What Makes Design for Elders Different?
Listen to the Audio: What Makes Design for Elders Different?
from: Longevity Explorers | Sequoias SF, SF Village
Explorer Steve leads off this discussion of the importance of knowing the problems of older adults when designing products for the 'senior' marketplace.
Bad Design: Tightly sealed bottles and jars ("childproof = person-proof"). Heat sealed plastic packaging. Small fonts and lack of print/background contrast. A clamshell packaging opener that doesn't work. Tub/shower combinations which are a real trip or slip-and-fall hazard.
Good Design: Easy to remove med bottle caps. A date magnifier on watch crystals. Intuitive design for the user to understand. A clamshell plastic package opener that works; a vertical grab bar in and outside shower or bath, and button pullers for aging fingers.

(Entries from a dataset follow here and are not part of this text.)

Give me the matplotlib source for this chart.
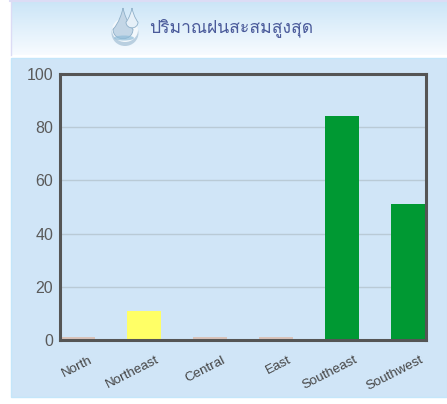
import numpy as np
import matplotlib
matplotlib.use('Agg')
import matplotlib.pyplot as plt
from matplotlib import font_manager
from matplotlib.patches import Rectangle, PathPatch, Ellipse
from matplotlib.path import Path
from matplotlib.transforms import ScaledTranslation

regions = ['North', 'Northeast', 'Central', 'East', 'Southeast', 'Southwest']
rain = [1.2, 11, 1.2, 1.0, 84.3, 51.2]
bar_colors = ['#d9c3ba', '#ffff66', '#d9c3ba', '#d9c3ba', '#009933', '#009933']
yticks = [0, 20, 40, 60, 80, 100]
title = 'ปริมาณฝนสะสมสูงสุด'

W, H = 447, 404

# which installed fonts can draw thai?
thai = None
for f in font_manager.fontManager.ttflist:
    try:
        if 0x0E1B in font_manager.get_font(f.fname).get_charmap():
            thai = f.name
            break
    except Exception:
        pass

fig = plt.figure(figsize=(W / 100, H / 100), dpi=100, facecolor='white')

# page background in pixel coordinates
bg = fig.add_axes([0, 0, 1, 1], zorder=0)
grad = np.linspace(0, 1, 64).reshape(-1, 1)
top_c = np.array([0.80, 0.90, 0.97])
bot_c = np.array([0.97, 0.985, 1.0])
img = top_c + (bot_c - top_c) * grad[:, :, None]
bg.imshow(img, extent=(11, W, 55, 2), aspect='auto', zorder=1)
bg.set_xlim(0, W)
bg.set_ylim(H, 0)
bg.axis('off')
bg.add_patch(Rectangle((11, 58), W - 11, 339, fc='#d0e5f7', ec='#c4e6fa', lw=1, zorder=1))
bg.plot([10, W], [1, 1], color='#dcdcf5', lw=1.5, zorder=2)
bg.plot([10.5, 10.5], [1, 55], color='#dcdcf5', lw=1, zorder=2)

# droplet icon
def drop(cx, top, bottom, w, **kw):
    verts = [(cx, top), (cx + w * 0.3, top + (bottom - top) * 0.45), (cx + w, bottom - w * 0.9), (cx + w, bottom - w),
             (cx + w, bottom + w * 0.3), (cx - w, bottom + w * 0.3), (cx - w, bottom - w),
             (cx - w, bottom - w * 0.9), (cx - w * 0.3, top + (bottom - top) * 0.45), (cx, top)]
    codes = [Path.MOVETO] + [Path.CURVE4] * 9
    bg.add_patch(PathPatch(Path(verts, codes), **kw))

bg.add_patch(Ellipse((125, 33), 27, 26, fc='#b9cfe0', ec='none', zorder=3))
bg.add_patch(Ellipse((125, 30), 26, 24, fc='#f3f8fc', ec='none', zorder=3))
drop(123, 8, 39, 10, fc='#c3d6e6', ec='#8fb0c9', lw=0.6, zorder=4)
drop(132, 8, 28, 6, fc='#e6f0f8', ec='#8fb0c9', lw=0.6, zorder=5)
bg.add_patch(Ellipse((124, 38), 20, 5, fc='#8fbcd8', ec='none', alpha=0.7, zorder=6))

fam = [thai, 'DejaVu Sans'] if thai else ['DejaVu Sans']
bg.text(231.5, 28, title, family=fam, fontsize=12.6, color='#4a5a9a', ha='center', va='center', zorder=7)

# chart
L, R, T, B = 60, 426, 74, 340
ax = fig.add_axes([L / W, 1 - B / H, (R - L) / W, (B - T) / H], zorder=2)
ax.patch.set_alpha(0)
x = np.arange(len(regions))
ax.bar(x, rain, width=0.52, color=bar_colors, zorder=2)
ax.set_xlim(-0.27, 5.27)
ax.set_ylim(0, 100)
ax.set_yticks(yticks)
ax.yaxis.grid(True, color='#b9cad6', lw=1)
ax.set_axisbelow(True)
ax.tick_params(axis='y', length=0, pad=5, labelsize=11.5, labelcolor='#5a5a5a')
ax.tick_params(axis='x', length=0, pad=10, labelsize=9.6, labelcolor='#444444')
ax.set_xticks(x)
ax.set_xticklabels(regions, rotation=27, ha='right', rotation_mode='default', family='Liberation Sans')
shift = ScaledTranslation(17 / 100, 0, fig.dpi_scale_trans)
for lab in ax.get_xticklabels():
    lab.set_transform(lab.get_transform() + shift)
for s in ax.spines.values():
    s.set_color('#555555')
    s.set_linewidth(2.2)
for lab in ax.get_yticklabels():
    lab.set_family('Liberation Sans')

fig.savefig('out.png', dpi=100)
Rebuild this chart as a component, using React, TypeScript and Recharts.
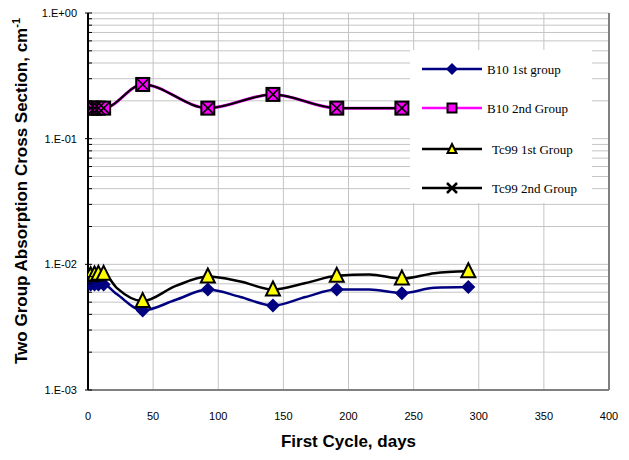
import React from 'react';
import { LineChart, Line, XAxis, YAxis, CartesianGrid, ReferenceLine, Legend } from 'recharts';

const SANS = '"Liberation Sans", Arial, sans-serif';
const SERIF = '"Liberation Serif", "Times New Roman", serif';

// ---- data (days, values) ----
const lowerDays = [2, 5, 8, 12, 22, 42, 67, 92, 117, 142, 167, 191, 216, 241, 266, 292];
const lowerMarked = [1, 1, 1, 1, 0, 1, 0, 1, 0, 1, 0, 1, 0, 1, 0, 1];
const b10FirstValues = [0.0069, 0.0069, 0.0069, 0.0069, 0.0058, 0.0043, 0.0052, 0.0063, 0.0055, 0.0047, 0.0055, 0.0063, 0.0063, 0.0059, 0.0065, 0.0066];
const tc99FirstValues = [0.0082, 0.0083, 0.0084, 0.0084, 0.0065, 0.0051, 0.0067, 0.0080, 0.0073, 0.0063, 0.0071, 0.0081, 0.0083, 0.0077, 0.0085, 0.0088];

const upperDays = [2, 5, 8, 12, 42, 92, 142, 191, 241];
const b10SecondValues = [0.175, 0.175, 0.175, 0.175, 0.27, 0.175, 0.225, 0.175, 0.175];
const tc99SecondValues = [0.175, 0.175, 0.175, 0.175, 0.27, 0.175, 0.225, 0.175, 0.175];

// ---- axes ----
const xTicks = [0, 50, 100, 150, 200, 250, 300, 350, 400];
const xMinorTicks = [0, 10, 20, 30, 40, 50, 60, 70, 80, 90, 100, 110, 120, 130, 140, 150, 160, 170, 180, 190, 200, 210, 220, 230, 240, 250, 260, 270, 280, 290, 300, 310, 320, 330, 340, 350, 360, 370, 380, 390, 400];
const majorYTicks = [0.001, 0.01, 0.1, 1];
const majorYLabels = ['1.E-03', '1.E-02', '1.E-01', '1.E+00'];
const yTicks = [
  0.001, 0.002, 0.003, 0.004, 0.005, 0.006, 0.007, 0.008, 0.009,
  0.01, 0.02, 0.03, 0.04, 0.05, 0.06, 0.07, 0.08, 0.09,
  0.1, 0.2, 0.3, 0.4, 0.5, 0.6, 0.7, 0.8, 0.9, 1,
];

const legendNames = ['B10 1st group', 'B10 2nd Group', 'Tc99 1st Group', 'Tc99 2nd Group'];
const legendColors = ['#000080', '#FF00FF', '#000000', '#000000'];

const b10First = lowerDays.map((d, i) => ({ day: d, v: b10FirstValues[i], m: lowerMarked[i] }));
const tc99First = lowerDays.map((d, i) => ({ day: d, v: tc99FirstValues[i], m: lowerMarked[i] }));
const b10Second = upperDays.map((d, i) => ({ day: d, v: b10SecondValues[i], m: 1 }));
const tc99Second = upperDays.map((d, i) => ({ day: d, v: tc99SecondValues[i], m: 1 }));

// ---- marker shapes ----
const diamond = (cx: number, cy: number, r: number, key?: any) => (
  <path key={key} d={`M${cx},${cy - r}L${cx + r},${cy}L${cx},${cy + r}L${cx - r},${cy}Z`} fill="#000080" />
);
const triangle = (cx: number, cy: number, hw: number, up: number, down: number, key?: any) => (
  <path key={key} d={`M${cx},${cy - up}L${cx + hw},${cy + down}L${cx - hw},${cy + down}Z`} fill="#FFFF00" stroke="#000" strokeWidth={2} strokeLinejoin="miter" />
);
const square = (cx: number, cy: number, h: number, key?: any) => (
  <rect key={key} x={cx - h} y={cy - h} width={2 * h} height={2 * h} fill="#FF00FF" stroke="#000" strokeWidth={2} />
);
const cross = (cx: number, cy: number, h: number, w: number, key?: any) => (
  <path key={key} d={`M${cx - h},${cy - h}L${cx + h},${cy + h}M${cx + h},${cy - h}L${cx - h},${cy + h}`} stroke="#000" strokeWidth={w} fill="none" />
);

const DiamondDot = (p: any) => (p.payload && p.payload.m ? diamond(p.cx, p.cy, 7, `dd${p.index}`) : <g key={`dd${p.index}`} />);
const TriangleDot = (p: any) => (p.payload && p.payload.m ? triangle(p.cx, p.cy, 7, 8, 6, `td${p.index}`) : <g key={`td${p.index}`} />);
const SquareDot = (p: any) => (p.payload && p.payload.m ? square(p.cx, p.cy, 6.5, `sd${p.index}`) : <g key={`sd${p.index}`} />);
const CrossDot = (p: any) => (p.payload && p.payload.m ? cross(p.cx, p.cy, 6.5, 1.6, `cd${p.index}`) : <g key={`cd${p.index}`} />);

// ---- ticks ----
const BottomTick = (props: any) => {
  const { x, y, payload } = props;
  return (
    <text x={x} y={y + 30} textAnchor="middle" fontSize={11} fontFamily={SANS} fill="#000">
      {payload.value}
    </text>
  );
};

const TopTick = (props: any) => {
  const { x, y } = props;
  return <line x1={x} x2={x} y1={y} y2={y + 4} stroke="#000" strokeWidth={1} />;
};

const LeftTick = (props: any) => {
  const { x, y, payload } = props;
  const i = majorYTicks.indexOf(payload.value);
  if (i >= 0) {
    return (
      <g>
        <line x1={x - 3} x2={x + 4} y1={y} y2={y} stroke="#000" strokeWidth={1} />
        <text x={x - 11} y={y} dy="0.35em" textAnchor="end" fontSize={11} fontFamily={SANS} fill="#000">
          {majorYLabels[i]}
        </text>
      </g>
    );
  }
  return <line x1={x} x2={x + 4} y1={y} y2={y} stroke="#000" strokeWidth={1} />;
};

const XTitle = () => (
  <text x={340.5} y={439} textAnchor="middle" fontSize={17} fontWeight="bold" fontFamily={SANS} fill="#000">
    First Cycle, days
  </text>
);

const YTitle = () => (
  <text x={13} y={183} transform="rotate(-90, 13, 183)" textAnchor="middle" dy="0.35em" fontSize={17} fontWeight="bold" fontFamily={SANS} fill="#000">
    Two Group Absorption Cross Section, cm<tspan dy={-7} fontSize={11}>-1</tspan>
  </text>
);

const LegendBox = () => {
  const rows = [19, 58, 99, 138];
  const textX = [77, 77, 82, 82];
  return (
    <svg width={182} height={153} style={{ display: 'block' }}>
      <rect x={0} y={0} width={182} height={153} fill="#fff" />
      {legendNames.map((name, i) => {
        const y = rows[i];
        let marker: any = null;
        if (i === 0) marker = diamond(42, y, 6);
        if (i === 1) marker = square(42, y, 4.5);
        if (i === 2) marker = triangle(42, y, 4.5, 5, 4);
        if (i === 3) marker = cross(42, y, 5, 2.5);
        return (
          <g key={name}>
            <line x1={12} x2={72} y1={y} y2={y} stroke={legendColors[i]} strokeWidth={2.5} />
            {marker}
            <text x={textX[i]} y={y} dy="0.35em" fontSize={13} fontFamily={SERIF} fill="#000">
              {name}
            </text>
          </g>
        );
      })}
    </svg>
  );
};

export default function App() {
  return (
    <div style={{ width: 613, height: 444 }}>
      <LineChart width={613} height={444} margin={{ top: 5, right: 12, bottom: 0, left: 0 }}>
        <CartesianGrid stroke="#C4C4C4" strokeWidth={1} />
        <XAxis
          xAxisId={0}
          dataKey="day"
          type="number"
          domain={[0, 400]}
          ticks={xTicks}
          interval={0}
          height={62}
          tickSize={0}
          tickMargin={0}
          tickLine={false}
          axisLine={{ stroke: '#808080', strokeWidth: 2 }}
          tick={<BottomTick />}
          label={<XTitle />}
          allowDataOverflow
        />
        <XAxis
          xAxisId="top"
          orientation="top"
          dataKey="day"
          type="number"
          domain={[0, 400]}
          ticks={xMinorTicks}
          interval={0}
          height={0}
          tickSize={0}
          tickMargin={0}
          tickLine={false}
          axisLine={{ stroke: '#000', strokeWidth: 1.5 }}
          tick={<TopTick />}
          allowDataOverflow
        />
        <YAxis
          dataKey="v"
          scale="log"
          domain={[0.001, 1]}
          ticks={yTicks}
          interval={0}
          width={80}
          tickSize={0}
          tickMargin={0}
          tickLine={false}
          axisLine={{ stroke: '#000', strokeWidth: 2 }}
          tick={<LeftTick />}
          label={<YTitle />}
          allowDataOverflow
        />
        <ReferenceLine x={400} stroke="#808080" strokeWidth={2} />
        <Line data={b10First} dataKey="v" type="monotone" stroke="#000080" strokeWidth={2.5} dot={DiamondDot} activeDot={false} isAnimationActive={false} />
        <Line data={b10Second} dataKey="v" type="monotone" stroke="#FF00FF" strokeWidth={3} dot={SquareDot} activeDot={false} isAnimationActive={false} />
        <Line data={tc99First} dataKey="v" type="monotone" stroke="#000000" strokeWidth={2.5} dot={TriangleDot} activeDot={false} isAnimationActive={false} />
        <Line data={tc99Second} dataKey="v" type="monotone" stroke="#000000" strokeWidth={2.2} dot={CrossDot} activeDot={false} isAnimationActive={false} />
        <Legend
          layout="vertical"
          align="center"
          verticalAlign="middle"
          wrapperStyle={{ position: 'absolute', left: 402, top: 42, width: 182, height: 153 }}
          content={() => <LegendBox />}
        />
      </LineChart>
    </div>
  );
}
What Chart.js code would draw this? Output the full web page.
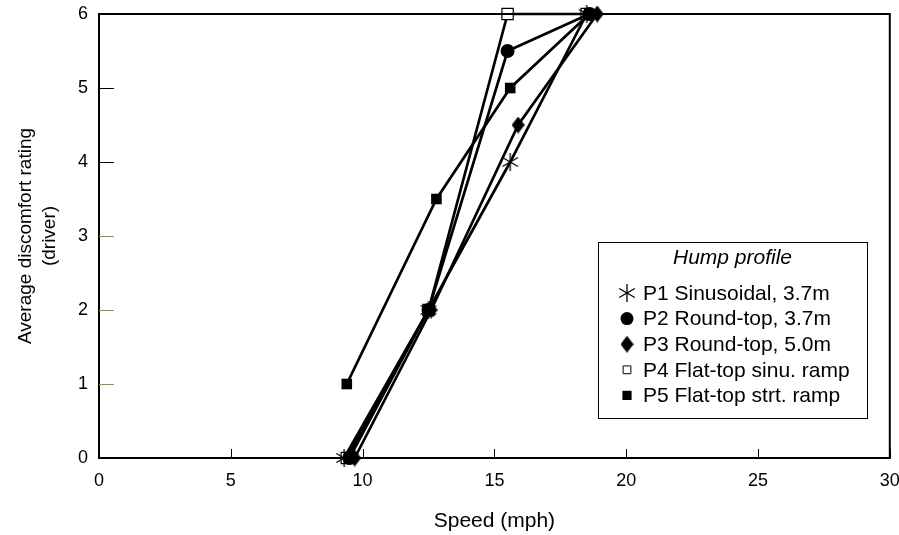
<!DOCTYPE html>
<html>
<head>
<meta charset="utf-8">
<script src="https://cdn.jsdelivr.net/npm/chart.js@4"></script>
<style>
  html, body { margin: 0; padding: 0; background: #fff; }
  #wrap { width: 899px; height: 535px; position: relative; }
</style>
</head>
<body>
<div id="wrap"><canvas id="chart"></canvas></div>
<script>
// Discomfort rating vs speed, per hump profile
const seriesNames = [
  'P1 Sinusoidal, 3.7m',
  'P2 Round-top, 3.7m',
  'P3 Round-top, 5.0m',
  'P4 Flat-top sinu. ramp',
  'P5 Flat-top strt. ramp',
];
const p1Speed = [9.3, 12.5, 15.6, 18.5];
const p1Rating = [0, 2, 4, 6];
const p2Speed = [9.5, 12.5, 15.5, 18.6];
const p2Rating = [0, 2, 5.5, 6];
const p3Speed = [9.7, 12.6, 15.9, 18.9];
const p3Rating = [0, 2, 4.5, 6];
const p4Speed = [9.4, 12.5, 15.5, 18.5];
const p4Rating = [0, 2, 6, 6];
const p5Speed = [9.4, 12.8, 15.6, 18.6];
const p5Rating = [1, 3.5, 5, 6];
const xTicks = [0, 5, 10, 15, 20, 25, 30];
const yTicks = [0, 1, 2, 3, 4, 5, 6];

const FONT = "'Liberation Sans', Arial, sans-serif";

// custom marker glyphs
function asteriskMarker(r) {
  const c = document.createElement('canvas');
  c.width = c.height = r * 2 + 2;
  const g = c.getContext('2d');
  g.strokeStyle = '#000'; g.lineWidth = 1.3;
  const m = r + 1;
  [90, 30, 150].forEach(a => {
    const rad = a * Math.PI / 180;
    g.beginPath();
    g.moveTo(m - r * Math.cos(rad), m - r * Math.sin(rad));
    g.lineTo(m + r * Math.cos(rad), m + r * Math.sin(rad));
    g.stroke();
  });
  return c;
}
function diamondMarker(w, h) {
  const c = document.createElement('canvas');
  c.width = w; c.height = h;
  const g = c.getContext('2d');
  g.fillStyle = '#000';
  g.beginPath();
  g.moveTo(w / 2, 0); g.lineTo(w, h / 2); g.lineTo(w / 2, h); g.lineTo(0, h / 2);
  g.closePath(); g.fill();
  return c;
}
const starImg = asteriskMarker(9);
const diamondImg = diamondMarker(13, 17);

const pts = (xs, ys) => xs.map((x, i) => ({ x, y: ys[i] }));

const base = { borderColor: '#000', borderWidth: 2.7, tension: 0, clip: false, showLine: true };
const datasets = [
  { ...base, label: seriesNames[0], data: pts(p1Speed, p1Rating), pointStyle: starImg, backgroundColor: '#000' },
  { ...base, label: seriesNames[1], data: pts(p2Speed, p2Rating), pointStyle: 'circle', pointRadius: 7, backgroundColor: '#000', pointBorderWidth: 0 },
  { ...base, label: seriesNames[2], data: pts(p3Speed, p3Rating), pointStyle: diamondImg, backgroundColor: '#000' },
  { ...base, label: seriesNames[3], data: pts(p4Speed, p4Rating), pointStyle: 'rect', pointRadius: 8, backgroundColor: '#fff', pointBorderColor: '#000', pointBorderWidth: 1.2 },
  { ...base, label: seriesNames[4], data: pts(p5Speed, p5Rating), pointStyle: 'rect', pointRadius: 7.5, backgroundColor: '#000', pointBorderWidth: 0 },
];

// frame, inward tick marks and the boxed legend
const framePlugin = {
  id: 'frame',
  afterDraw(chart) {
    const { ctx, chartArea: a, scales: { x, y } } = chart;
    ctx.save();
    ctx.strokeStyle = '#000';
    ctx.lineWidth = 2;
    ctx.strokeRect(a.left, a.top, a.right - a.left, a.bottom - a.top);
    ctx.lineWidth = 1;
    xTicks.forEach(v => {
      const px = Math.round(x.getPixelForValue(v)) + 0.5;
      ctx.beginPath(); ctx.moveTo(px, a.bottom); ctx.lineTo(px, a.bottom - 9); ctx.stroke();
    });
    yTicks.forEach(v => {
      const py = Math.round(y.getPixelForValue(v)) + 0.5;
      ctx.strokeStyle = (v >= 1 && v <= 3) ? '#8f8f55' : '#000';
      ctx.beginPath(); ctx.moveTo(a.left, py); ctx.lineTo(a.left + 15, py); ctx.stroke();
    });

    // legend box
    const bx = 598, by = 242, bw = 269, bh = 176;
    ctx.strokeStyle = '#000'; ctx.lineWidth = 1;
    ctx.fillStyle = '#fff';
    ctx.fillRect(bx, by, bw, bh);
    ctx.strokeRect(bx + 0.5, by + 0.5, bw, bh);
    ctx.fillStyle = '#000';
    ctx.textAlign = 'center'; ctx.textBaseline = 'middle';
    ctx.font = `italic 21px ${FONT}`;
    ctx.fillText('Hump profile', bx + bw / 2, 258);
    ctx.textAlign = 'left';
    ctx.font = `21px ${FONT}`;
    chart.data.datasets.forEach((ds, i) => {
      const ly = 293 + i * 25.6;
      ctx.fillStyle = ds.backgroundColor;
      ctx.strokeStyle = ds.pointBorderColor || '#000';
      const r = (i === 3) ? 5.5 : (i === 0 ? 8 : 6.5);
      Chart.helpers.drawPoint(ctx, { pointStyle: ds.pointStyle, radius: r, borderWidth: ds.pointBorderWidth ?? 1, rotation: 0 }, 627, ly);
      ctx.fillStyle = '#000';
      ctx.fillText(ds.label, 643, ly + 1);
    });
    ctx.restore();
  }
};

new Chart(document.getElementById('chart'), {
  type: 'scatter',
  data: { datasets },
  plugins: [framePlugin],
  options: {
    responsive: true, maintainAspectRatio: false, animation: false,
    layout: { padding: { top: 14, right: 8, left: 0, bottom: 0 } },
    plugins: { legend: { display: false }, tooltip: { enabled: false } },
    scales: {
      x: {
        type: 'linear', min: 0, max: 30,
        afterBuildTicks: s => { s.ticks = xTicks.map(v => ({ value: v })); },
        afterFit: s => { s.height = 77; s.paddingLeft = 0; s.paddingRight = 0; },
        grid: { display: true, drawOnChartArea: false, drawTicks: false },
        border: { display: false },
        ticks: { color: '#000', font: { family: FONT, size: 18 }, padding: 12, maxRotation: 0 },
        title: { display: true, text: 'Speed (mph)', color: '#000', font: { family: FONT, size: 21 }, padding: { top: 0, bottom: 1 } },
      },
      y: {
        type: 'linear', min: 0, max: 6,
        afterBuildTicks: s => { s.ticks = yTicks.map(v => ({ value: v })); },
        afterFit: s => { s.width = 99; s.paddingTop = 0; s.paddingBottom = 0; },
        grid: { display: true, drawOnChartArea: false, drawTicks: false },
        border: { display: false },
        ticks: { color: '#000', font: { family: FONT, size: 18 }, padding: 11 },
        title: { display: true, text: ['Average discomfort rating', '(driver)'], color: '#000', font: { family: FONT, size: 19, lineHeight: 1.26 }, padding: { top: 14, bottom: 0 } },
      },
    },
  },
});
</script>
</body>
</html>
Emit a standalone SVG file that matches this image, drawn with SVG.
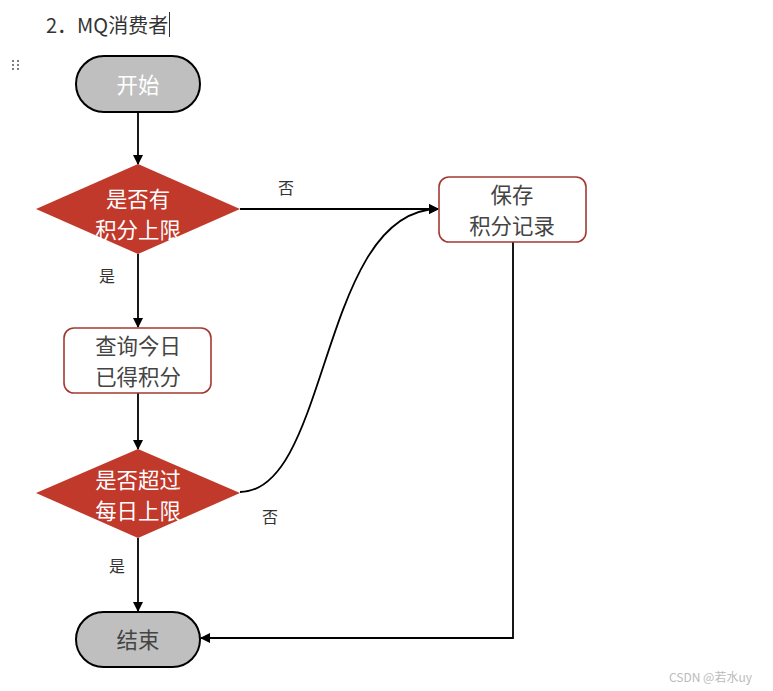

Pet Peeves: Getting batteries out of remote controls and other tight places. Non-intuitive shower/spigot swivel; nonintuitive car radio controls. 'Too tiny' pills, and pills lacking easy identifiers. Button fastening difficulties; and towel bars that do not support falling weight in an emergency.
These conditions should be taken into account when designing products for aging adults: Visual and/or hearing deficits, diminished strength or tremors, rigidity (inflexibility), and balance balance problems.
The group agrees that the commercial field has a long way to go to develop products with these factors in mind.